Au Québec, de nombreuses classes ordinaires et spéciales (pour élèves en difficulté ou handicapés) utilisent des programmes basés sur l'approche béhavioriste. Cette démarche insiste beaucoup sur la nécessité de débuter les apprentissages à partir du niveau de base de l'élève, autrement dit là où il est capable de réussir. L'analyse de tâche (c'est-à-dire la décomposition d'un comportement complexe en plusieurs sous-comportements) est d'emploi fréquent dans ces programmes, et certains d'entre eux, individualisés, sont fondés sur ces principes mêmes. Par exemple, à l'intention des élèves ayant une déficience intellectuelle, ont été mis au point des programmes gradués d'apprentissage à l'habillage, à l'autonomie à la communication avec les pairs, etc. Burrhus F. Skinner a d'ailleurs, en 1999, été honoré par l'Association américaine sur le retard mental parmi les 35 personnes qui ont réalisé les contributions les plus significatives, au cours du xxe siècle, dans le domaine de la déficience intellectuelle.

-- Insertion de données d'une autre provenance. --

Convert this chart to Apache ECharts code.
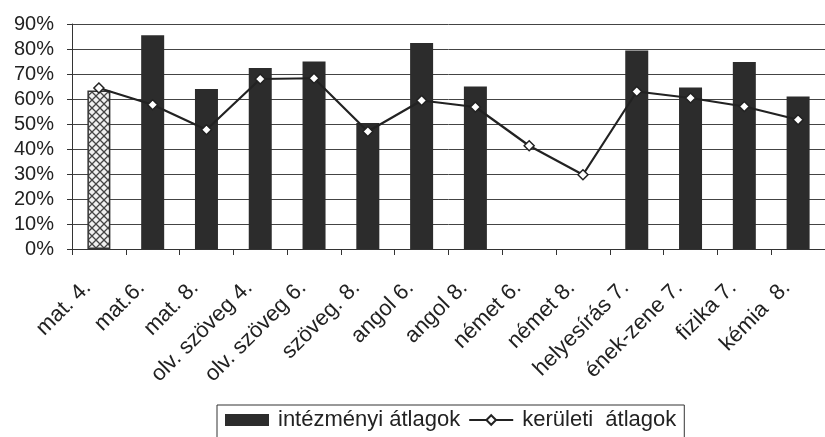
<!DOCTYPE html>
<html>
<head>
<meta charset="utf-8">
<script src="https://cdn.jsdelivr.net/npm/echarts@6/dist/echarts.min.js"></script>
<style>
html,body{margin:0;padding:0;background:#fff;}
#chart{width:825px;height:437px;}
</style>
</head>
<body>
<div id="chart"></div>
<script>
const categories = ['mat. 4.', 'mat.6.', 'mat. 8.', 'olv. szöveg 4.', 'olv. szöveg 6.', 'szöveg. 8.', 'angol 6.', 'angol 8.', 'német 6.', 'német 8.', 'helyesírás 7.', 'ének-zene 7.', 'fizika 7.', 'kémia  8.'];
const intezmenyi = [63.4, 85.5, 64, 72.4, 75, 50.4, 82.4, 65, null, null, 79.4, 64.6, 74.8, 61];
const keruleti = [64.4, 57.7, 47.7, 68, 68.3, 47, 59.4, 56.8, 41.3, 29.7, 63, 60.4, 57, 51.7];
const yTicks = [0, 10, 20, 30, 40, 50, 60, 70, 80, 90];
const seriesNames = ['intézményi átlagok', 'kerületi átlagok'];

function hatch() {
  const c = document.createElement('canvas');
  c.width = 8; c.height = 8;
  const g = c.getContext('2d');
  g.fillStyle = '#f0f0f0';
  g.fillRect(0, 0, 8, 8);
  g.strokeStyle = '#444';
  g.lineWidth = 1.3;
  g.beginPath();
  g.moveTo(0, 0); g.lineTo(8, 8);
  g.moveTo(8, 0); g.lineTo(0, 8);
  g.stroke();
  return c;
}

const barData = intezmenyi.map((v, i) => {
  if (i === 0) {
    return { value: v, itemStyle: { color: { image: hatch(), repeat: 'repeat' }, borderColor: '#333', borderWidth: 1.5 } };
  }
  return v;
});

const font = 'Liberation Sans, Arial, sans-serif';
const chart = echarts.init(document.getElementById('chart'), null, { renderer: 'canvas' });
chart.setOption({
  animation: false,
  backgroundColor: '#fff',
  grid: { left: 72, right: 0, top: 24, bottom: 188, containLabel: false },
  legend: {
    left: 217, top: 405,
    padding: [4, 8, 8, 8],
    borderColor: '#333', borderWidth: 1,
    itemWidth: 44, itemHeight: 12, itemGap: 8,
    formatter: name => name === seriesNames[1] ? 'kerületi  átlagok' : name,
    textStyle: { fontFamily: font, fontSize: 22, color: '#222', padding: [0, 0, 0, 4] },
    data: [
      { name: seriesNames[0], icon: 'rect' },
      { name: seriesNames[1] }
    ]
  },
  xAxis: {
    type: 'category',
    data: categories,
    boundaryGap: true,
    axisLine: { lineStyle: { color: '#333', width: 1 } },
    axisTick: { show: true, length: 6, lineStyle: { color: '#333' } },
    axisLabel: { rotate: 45, margin: 24, padding: [0, 16, 0, 0], interval: 0, fontFamily: font, fontSize: 22, color: '#222' }
  },
  yAxis: {
    type: 'value',
    min: yTicks[0], max: yTicks[yTicks.length - 1], interval: 10,
    axisLine: { show: true, lineStyle: { color: '#333', width: 1 } },
    axisTick: { show: true, length: 5, lineStyle: { color: '#333' } },
    axisLabel: { formatter: '{value}%', margin: 18, fontFamily: font, fontSize: 20, color: '#222' },
    splitLine: { show: true, lineStyle: { color: '#444', width: 1 } }
  },
  series: [
    {
      name: seriesNames[0],
      type: 'bar',
      data: barData,
      barWidth: 23,
      itemStyle: { color: '#2c2c2c' }
    },
    {
      name: seriesNames[1],
      type: 'line',
      data: keruleti,
      symbol: 'diamond',
      symbolSize: 10,
      lineStyle: { color: '#222', width: 2.2 },
      itemStyle: { color: '#fff', borderColor: '#222', borderWidth: 1.5 },
      z: 5
    }
  ]
});
</script>
</body>
</html>
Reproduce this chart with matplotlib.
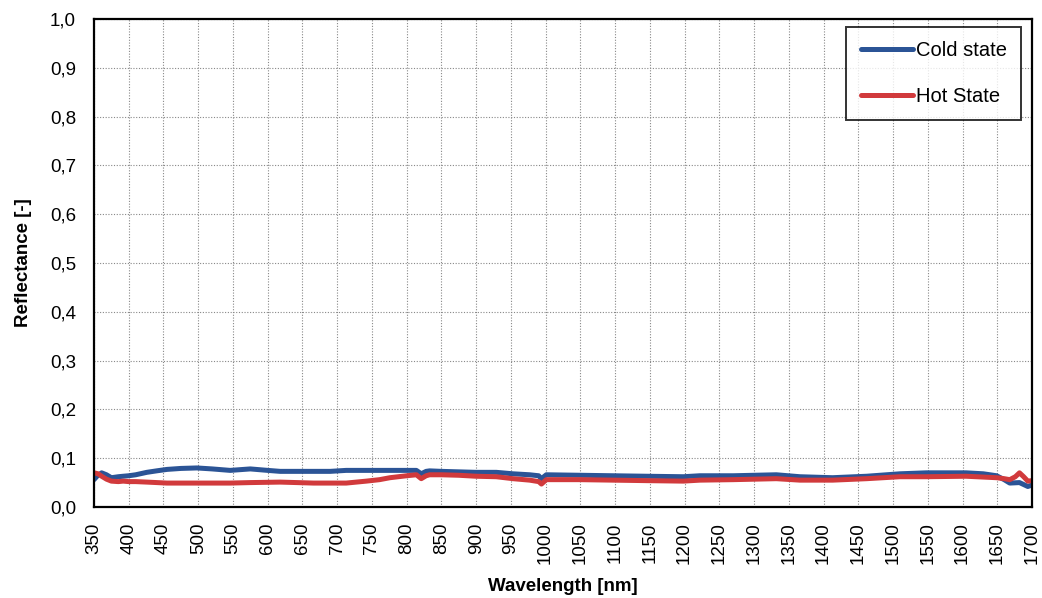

L'importance de la stimulation
Influencé par l'approche de Jean Piaget, le psychologue américain Jerome Bruner a proposé une approche basée sur le développement qui accorde une grande importance aux explorations et aux découvertes de l'élève. Elle met l'accent sur le rôle de l'expérience et de l'environnement dans le processus d'éducation. En 1960, dans The Process of Education, il prolonge une réflexion entamée un an plus tôt par un groupe de 35 scientifiques et éducateurs réunis à Cape Cod (Massachusetts) et destinée à formuler des propositions pour améliorer l'enseignement des sciences à l'école. J. Bruner insiste sur l'importance de plusieurs éléments, notamment sur la nécessité d'une structuration des connaissances en un tout cohérent : « Les connaissances que l'on acquiert sans une structure adéquate pour les relier les unes aux autres sont des connaissances vouées à l'oubli ». Mais il insiste beaucoup aussi sur la motivation de l'élève. A ses yeux, la stimulation permanente de l'intérêt des élèves est une condition essentielle de l'apprentissage.